After Gyirong, we headed northwest and climbed over 1,600m to Saga (薩嘎) at 4487m. My high altitude reaction immediately acted up. I had a terrible headache and was half paralysed. Luckily, I managed to get a good night’s sleep and felt much better the next morning. We continued to drive westward for seven hours (had an early dinner en route) and arrived at the Jiwu Temple (即烏寺) on a small hill next to the Lake Manasarovar (瑪旁雍措) in the evening. The temple looks as if it has been carved right out of the rock. We drove down to the village to find a more sheltered spot from the wind and spent the night in our van again.
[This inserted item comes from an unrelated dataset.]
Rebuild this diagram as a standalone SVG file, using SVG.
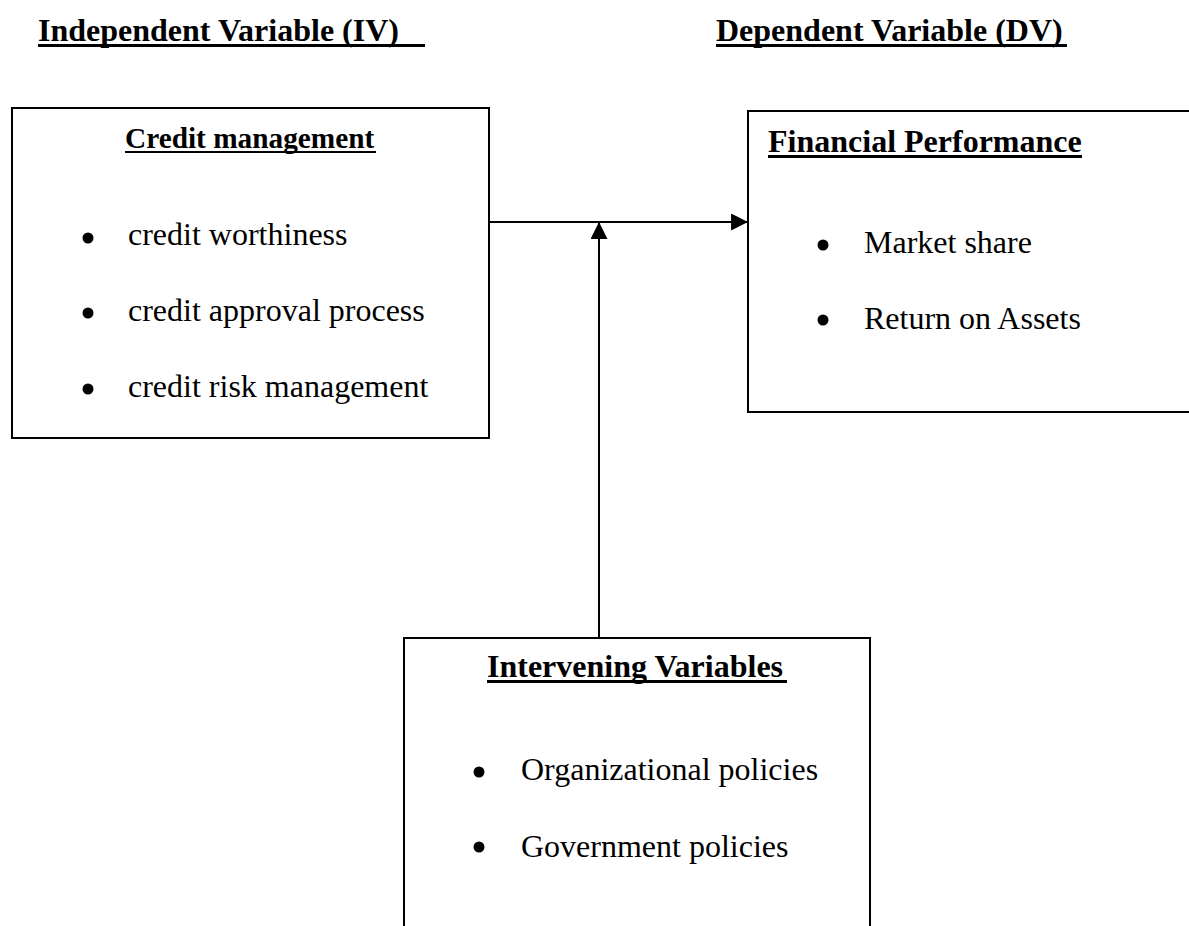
<svg xmlns="http://www.w3.org/2000/svg" width="1189" height="926" viewBox="0 0 1189 926">
  <style>
    .t { font-family: "Liberation Serif", "Times New Roman", serif; fill: #000; }
    .h { font-weight: bold; font-size: 32px; }
    .h2 { font-weight: bold; font-size: 29.3px; }
    .i { font-size: 32px; }
    .box { fill: none; stroke: #000; stroke-width: 2; }
    .ul { fill: #000; }
    .bul { fill: #000; }
    .conn { stroke: #000; stroke-width: 2; fill: none; }
  </style>
  <defs>
    <marker id="arrow" markerUnits="userSpaceOnUse" markerWidth="17" markerHeight="17" viewBox="0 0 16 16" refX="15" refY="8" orient="auto">
      <path d="M0,0 L16,8 L0,16 Z" fill="#000"/>
    </marker>
  </defs>
  <rect width="1189" height="926" fill="#fff"/>

  <g id="header-iv">
    <text class="t h" x="38" y="41">Independent Variable (IV)</text>
    <rect class="ul" x="38" y="44" width="387" height="3"/>
  </g>
  <g id="header-dv">
    <text class="t h" x="716" y="41">Dependent Variable (DV)</text>
    <rect class="ul" x="716" y="44" width="351" height="3"/>
  </g>

  <g id="node-credit">
    <rect class="box" x="12" y="108" width="477" height="330"/>
    <text class="t h2" x="125" y="148">Credit management</text>
    <rect class="ul" x="125" y="151" width="251" height="2"/>
    <circle class="bul" cx="88" cy="238" r="5.5"/>
    <text class="t i" x="128" y="245">credit worthiness</text>
    <circle class="bul" cx="88" cy="313" r="5.5"/>
    <text class="t i" x="128" y="321">credit approval process</text>
    <circle class="bul" cx="88" cy="389" r="5.5"/>
    <text class="t i" x="128" y="397">credit risk management</text>
  </g>

  <g id="node-financial">
    <rect class="box" x="748" y="111" width="460" height="301"/>
    <text class="t h" x="768" y="152">Financial Performance</text>
    <rect class="ul" x="768" y="155" width="314" height="3"/>
    <circle class="bul" cx="823" cy="245" r="5.5"/>
    <text class="t i" x="864" y="253">Market share</text>
    <circle class="bul" cx="823" cy="320" r="5.5"/>
    <text class="t i" x="864" y="329">Return on Assets</text>
  </g>

  <g id="node-intervening">
    <rect class="box" x="404" y="638" width="466" height="310"/>
    <text class="t h" x="487" y="677">Intervening Variables</text>
    <rect class="ul" x="487" y="680" width="300" height="3"/>
    <circle class="bul" cx="479" cy="772" r="5.5"/>
    <text class="t i" x="521" y="780">Organizational policies</text>
    <circle class="bul" cx="479" cy="847" r="5.5"/>
    <text class="t i" x="521" y="857">Government policies</text>
  </g>

  <g id="connectors">
    <line class="conn" x1="489" y1="222" x2="747" y2="222" marker-end="url(#arrow)"/>
    <line class="conn" x1="599" y1="638" x2="599" y2="223" marker-end="url(#arrow)"/>
  </g>
</svg>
It was freezing cold at 4588m and we drank hot Ovaltine to warm us up before going to sleep.
When we woke up, we heard voices outside the van. We looked out and saw groups of Tibetans walking pass. Apparently we parked right on the footpath into the Lake Manasarovar (瑪旁雍措) and the locals started early to circle the sacred lake on foot as a form of prayer (轉湖). The name of the lake is a combination of the Sanskrit words for “mind” and “lake” and legend has it that drinking its water can cleanse one’s sins. We asked the locals who just finished the circular hike how long it took them, they said three days and they slept in the temples around the lake. We only managed to walk about two kilometres along the lake before we turned back and climbed up the small slope towards the Jiwu Temple (即烏寺) to see the tip of the sacred Mount Kailash (岡仁波齊神山) from a distance. This sacred mountain and Lake Manasarovar are worshipped by multiple religions of India and Tibet including Hinduism (印度教), Buddhism (佛教及藏傳佛教) and Bon religion (苯教) and Jainism (印度那教) and attracted many pilgrims annually.
Right next to Lake Manasarovar (瑪旁雍措), it lies Lake Lhanag-tso (拉昂措，又名鬼湖). It is also called the Ghost Lake since in Tibetan, its name means “poisonous black lake” as it is a salt lake and therefore not drinkable. Its water is uncannily dark blue and quite mesmerizing. We could not stay long as it was so windy and after taking a few quick photos, we drove on to the nearest town Burang (普蘭).